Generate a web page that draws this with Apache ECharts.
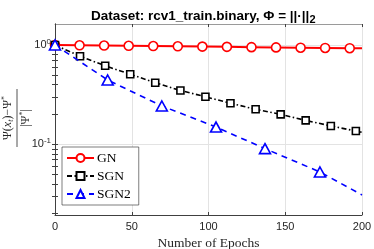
<!DOCTYPE html>
<html><head><meta charset="utf-8">
<script src="https://cdn.jsdelivr.net/npm/echarts@6/dist/echarts.min.js"></script>
<style>html,body{margin:0;padding:0;background:#fff}#c{width:374px;height:249px}</style>
</head><body><div id="c"></div>
<script>
// ---- data ----
const gnX = [0,16,32,48,64,80,96,112,128,144,160,176,192,200];
const gnY = [1.0,0.993,0.987,0.981,0.975,0.969,0.963,0.957,0.951,0.945,0.939,0.933,0.927,0.924];
const sgnX = [0,16.3,32.7,49,65.3,81.7,98,114.3,130.7,147,163.3,179.7,196,200];
const sgnY = [1.0,0.771,0.617,0.507,0.417,0.348,0.301,0.259,0.225,0.2,0.174,0.153,0.136,0.132];
const sgn2X = [0,34.3,69.6,104.9,136.8,172.6,200];
const sgn2Y = [1.0,0.444,0.243,0.149,0.0904,0.0526,0.0309];
const seriesNames = ['GN','SGN','SGN2'];
const xTicks = [0,50,100,150,200];
const yLabelTicks = [0.1,1];
const yMinorTicks = [0.02,0.03,0.04,0.05,0.06,0.07,0.08,0.09,0.1,0.2,0.3,0.4,0.5,0.6,0.7,0.8,0.9,1];

function pts(xs, ys){
  return xs.map((x,i)=> i===xs.length-1 ? {value:[x,ys[i]], symbol:'none'} : [x,ys[i]]);
}
const axisCol = '#404040';
const gridCol = '#e3e3e3';
const chart = echarts.init(document.getElementById('c'), null, {renderer:'canvas'});
const yCommon = {
  type:'log', min:0.0194, max:1.626, logBase:10,
  axisLine:{show:true, lineStyle:{color:axisCol, width:1}},
  axisTick:{show:true, inside:true, length:3, customValues:yMinorTicks, lineStyle:{color:axisCol}},
  splitLine:{show:false}
};
chart.setOption({
  animation:false,
  title:{
    text:'{t|Dataset: rcv1_train.binary, Φ = ||·||}{s|2}',
    left:86, top:2,
    textStyle:{rich:{
      t:{fontFamily:'Liberation Sans', fontWeight:'bold', fontSize:13.5, color:'#000'},
      s:{fontFamily:'Liberation Sans', fontWeight:'bold', fontSize:11, color:'#000', padding:[7,0,0,0]}
    }}
  },
  grid:{left:55, right:12, top:24, bottom:34, outerBoundsMode:'none', containLabel:false},
  legend:{
    orient:'vertical', left:62, top:147,
    data:seriesNames,
    backgroundColor:'#fff', borderColor:'#262626', borderWidth:0.6,
    padding:[4,8,4,4], itemGap:4, itemWidth:27, itemHeight:10,
    textStyle:{fontFamily:'Liberation Serif', fontSize:13.5, color:'#000', padding:[0,0,0,-2]}
  },
  xAxis:[{
    type:'value', min:0, max:200, interval:50,
    axisLine:{show:true, onZero:false, lineStyle:{color:axisCol, width:1}},
    axisTick:{show:true, inside:true, length:3, lineStyle:{color:axisCol}},
    axisLabel:{fontFamily:'Liberation Sans', fontSize:11, color:'#262626', margin:6},
    splitLine:{show:true, lineStyle:{color:gridCol, width:1}},
    name:'Number of Epochs', nameLocation:'middle', nameGap:19,
    nameTextStyle:{fontFamily:'Liberation Serif', fontSize:13.5, color:'#262626'}
  },{
    type:'value', min:0, max:200, interval:50, position:'top',
    axisLine:{show:true, onZero:false, lineStyle:{color:'#9a9a9a', width:1}},
    axisTick:{show:true, inside:true, length:3, lineStyle:{color:axisCol}},
    axisLabel:{show:false}, splitLine:{show:false}
  }],
  yAxis:[Object.assign({}, yCommon, {
    position:'left',
    axisLabel:{show:true, customValues:yLabelTicks, margin:4,
      formatter:v=>'{b|10}{s|'+Math.round(Math.log10(v))+'}',
      rich:{
        b:{fontFamily:'Liberation Sans', fontSize:11, color:'#262626'},
        s:{fontFamily:'Liberation Sans', fontSize:8, color:'#262626', padding:[0,0,7,0]}
      }}
  }), Object.assign({}, yCommon, {
    position:'right', axisLabel:{show:false},
    axisLine:{show:true, lineStyle:{color:axisCol, width:1}}
  }), {
    type:'log', min:0.0194, max:1.626, logBase:10, position:'left',
    axisLine:{show:false}, axisTick:{show:false}, axisLabel:{show:false},
    splitLine:{show:true, showMinLine:false, showMaxLine:false, lineStyle:{color:gridCol, width:1}}
  }],
  graphic:[{
    type:'group', x:17, y:118, rotation:Math.PI/2,
    children:[
      {type:'text', x:0, y:-9, style:{text:'{n|Ψ(}{i|x}{d|t}{n|)−Ψ}{u|*}', align:'center', verticalAlign:'middle',
        rich:{n:{fontFamily:'Liberation Serif', fontSize:12, fill:'#262626'},
              i:{fontFamily:'Liberation Serif', fontStyle:'italic', fontSize:12, fill:'#262626'},
              d:{fontFamily:'Liberation Serif', fontStyle:'italic', fontSize:8, fill:'#262626', padding:[5,0,0,0]},
              u:{fontFamily:'Liberation Serif', fontSize:8, fill:'#262626', padding:[0,0,6,0]}}}},
      {type:'line', shape:{x1:-29, y1:0, x2:29, y2:0}, style:{stroke:'#262626', lineWidth:0.8}},
      {type:'text', x:0, y:9, style:{text:'{n||Ψ}{u|*}{n||}', align:'center', verticalAlign:'middle',
        rich:{n:{fontFamily:'Liberation Serif', fontSize:12, fill:'#262626'},
              u:{fontFamily:'Liberation Serif', fontSize:8, fill:'#262626', padding:[0,0,6,0]}}}}
    ]
  }],
  series:[{
    name:'GN', type:'line', data:pts(gnX,gnY), xAxisIndex:0, yAxisIndex:0,
    symbol:'circle', symbolSize:9, showAllSymbol:true,
    lineStyle:{color:'#ff0000', width:2},
    itemStyle:{color:'#fff', borderColor:'#ff0000', borderWidth:1.6},
    color:'#ff0000', z:3
  },{
    name:'SGN', type:'line', data:pts(sgnX,sgnY), xAxisIndex:0, yAxisIndex:0,
    symbol:'rect', symbolSize:7, showAllSymbol:true,
    lineStyle:{color:'#000', width:1.6, type:[5,2.5,1.5,2.5]},
    itemStyle:{color:'#fff', borderColor:'#000', borderWidth:1.6},
    color:'#000', z:4
  },{
    name:'SGN2', type:'line', data:pts(sgn2X,sgn2Y), xAxisIndex:0, yAxisIndex:0,
    symbol:'triangle', symbolSize:[11,10], showAllSymbol:true,
    lineStyle:{color:'#0000ff', width:1.6, type:[6,5]},
    itemStyle:{color:'#fff', borderColor:'#0000ff', borderWidth:1.6},
    color:'#0000ff', z:5
  }]
});
</script></body></html>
^^^^
**Your task:** Produce an exact copy of each line of data, skipping embedded images.

**Solution for this exercise:**
Generate a web page that draws this with Apache ECharts.
<!DOCTYPE html>
<html><head><meta charset="utf-8">
<script src="https://cdn.jsdelivr.net/npm/echarts@6/dist/echarts.min.js"></script>
<style>html,body{margin:0;padding:0;background:#fff}#c{width:374px;height:249px}</style>
</head><body><div id="c"></div>
<script>
// ---- data ----
const gnX = [0,16,32,48,64,80,96,112,128,144,160,176,192,200];
const gnY = [1.0,0.993,0.987,0.981,0.975,0.969,0.963,0.957,0.951,0.945,0.939,0.933,0.927,0.924];
const sgnX = [0,16.3,32.7,49,65.3,81.7,98,114.3,130.7,147,163.3,179.7,196,200];
const sgnY = [1.0,0.771,0.617,0.507,0.417,0.348,0.301,0.259,0.225,0.2,0.174,0.153,0.136,0.132];
const sgn2X = [0,34.3,69.6,104.9,136.8,172.6,200];
const sgn2Y = [1.0,0.444,0.243,0.149,0.0904,0.0526,0.0309];
const seriesNames = ['GN','SGN','SGN2'];
const xTicks = [0,50,100,150,200];
const yLabelTicks = [0.1,1];
const yMinorTicks = [0.02,0.03,0.04,0.05,0.06,0.07,0.08,0.09,0.1,0.2,0.3,0.4,0.5,0.6,0.7,0.8,0.9,1];

function pts(xs, ys){
  return xs.map((x,i)=> i===xs.length-1 ? {value:[x,ys[i]], symbol:'none'} : [x,ys[i]]);
}
const axisCol = '#404040';
const gridCol = '#e3e3e3';
const chart = echarts.init(document.getElementById('c'), null, {renderer:'canvas'});
const yCommon = {
  type:'log', min:0.0194, max:1.626, logBase:10,
  axisLine:{show:true, lineStyle:{color:axisCol, width:1}},
  axisTick:{show:true, inside:true, length:3, customValues:yMinorTicks, lineStyle:{color:axisCol}},
  splitLine:{show:false}
};
chart.setOption({
  animation:false,
  title:{
    text:'{t|Dataset: rcv1_train.binary, Φ = ||·||}{s|2}',
    left:86, top:2,
    textStyle:{rich:{
      t:{fontFamily:'Liberation Sans', fontWeight:'bold', fontSize:13.5, color:'#000'},
      s:{fontFamily:'Liberation Sans', fontWeight:'bold', fontSize:11, color:'#000', padding:[7,0,0,0]}
    }}
  },
  grid:{left:55, right:12, top:24, bottom:34, outerBoundsMode:'none', containLabel:false},
  legend:{
    orient:'vertical', left:62, top:147,
    data:seriesNames,
    backgroundColor:'#fff', borderColor:'#262626', borderWidth:0.6,
    padding:[4,8,4,4], itemGap:4, itemWidth:27, itemHeight:10,
    textStyle:{fontFamily:'Liberation Serif', fontSize:13.5, color:'#000', padding:[0,0,0,-2]}
  },
  xAxis:[{
    type:'value', min:0, max:200, interval:50,
    axisLine:{show:true, onZero:false, lineStyle:{color:axisCol, width:1}},
    axisTick:{show:true, inside:true, length:3, lineStyle:{color:axisCol}},
    axisLabel:{fontFamily:'Liberation Sans', fontSize:11, color:'#262626', margin:6},
    splitLine:{show:true, lineStyle:{color:gridCol, width:1}},
    name:'Number of Epochs', nameLocation:'middle', nameGap:19,
    nameTextStyle:{fontFamily:'Liberation Serif', fontSize:13.5, color:'#262626'}
  },{
    type:'value', min:0, max:200, interval:50, position:'top',
    axisLine:{show:true, onZero:false, lineStyle:{color:'#9a9a9a', width:1}},
    axisTick:{show:true, inside:true, length:3, lineStyle:{color:axisCol}},
    axisLabel:{show:false}, splitLine:{show:false}
  }],
  yAxis:[Object.assign({}, yCommon, {
    position:'left',
    axisLabel:{show:true, customValues:yLabelTicks, margin:4,
      formatter:v=>'{b|10}{s|'+Math.round(Math.log10(v))+'}',
      rich:{
        b:{fontFamily:'Liberation Sans', fontSize:11, color:'#262626'},
        s:{fontFamily:'Liberation Sans', fontSize:8, color:'#262626', padding:[0,0,7,0]}
      }}
  }), Object.assign({}, yCommon, {
    position:'right', axisLabel:{show:false},
    axisLine:{show:true, lineStyle:{color:axisCol, width:1}}
  }), {
    type:'log', min:0.0194, max:1.626, logBase:10, position:'left',
    axisLine:{show:false}, axisTick:{show:false}, axisLabel:{show:false},
    splitLine:{show:true, showMinLine:false, showMaxLine:false, lineStyle:{color:gridCol, width:1}}
  }],
  graphic:[{
    type:'group', x:17, y:118, rotation:Math.PI/2,
    children:[
      {type:'text', x:0, y:-9, style:{text:'{n|Ψ(}{i|x}{d|t}{n|)−Ψ}{u|*}', align:'center', verticalAlign:'middle',
        rich:{n:{fontFamily:'Liberation Serif', fontSize:12, fill:'#262626'},
              i:{fontFamily:'Liberation Serif', fontStyle:'italic', fontSize:12, fill:'#262626'},
              d:{fontFamily:'Liberation Serif', fontStyle:'italic', fontSize:8, fill:'#262626', padding:[5,0,0,0]},
              u:{fontFamily:'Liberation Serif', fontSize:8, fill:'#262626', padding:[0,0,6,0]}}}},
      {type:'line', shape:{x1:-29, y1:0, x2:29, y2:0}, style:{stroke:'#262626', lineWidth:0.8}},
      {type:'text', x:0, y:9, style:{text:'{n||Ψ}{u|*}{n||}', align:'center', verticalAlign:'middle',
        rich:{n:{fontFamily:'Liberation Serif', fontSize:12, fill:'#262626'},
              u:{fontFamily:'Liberation Serif', fontSize:8, fill:'#262626', padding:[0,0,6,0]}}}}
    ]
  }],
  series:[{
    name:'GN', type:'line', data:pts(gnX,gnY), xAxisIndex:0, yAxisIndex:0,
    symbol:'circle', symbolSize:9, showAllSymbol:true,
    lineStyle:{color:'#ff0000', width:2},
    itemStyle:{color:'#fff', borderColor:'#ff0000', borderWidth:1.6},
    color:'#ff0000', z:3
  },{
    name:'SGN', type:'line', data:pts(sgnX,sgnY), xAxisIndex:0, yAxisIndex:0,
    symbol:'rect', symbolSize:7, showAllSymbol:true,
    lineStyle:{color:'#000', width:1.6, type:[5,2.5,1.5,2.5]},
    itemStyle:{color:'#fff', borderColor:'#000', borderWidth:1.6},
    color:'#000', z:4
  },{
    name:'SGN2', type:'line', data:pts(sgn2X,sgn2Y), xAxisIndex:0, yAxisIndex:0,
    symbol:'triangle', symbolSize:[11,10], showAllSymbol:true,
    lineStyle:{color:'#0000ff', width:1.6, type:[6,5]},
    itemStyle:{color:'#fff', borderColor:'#0000ff', borderWidth:1.6},
    color:'#0000ff', z:5
  }]
});
</script></body></html>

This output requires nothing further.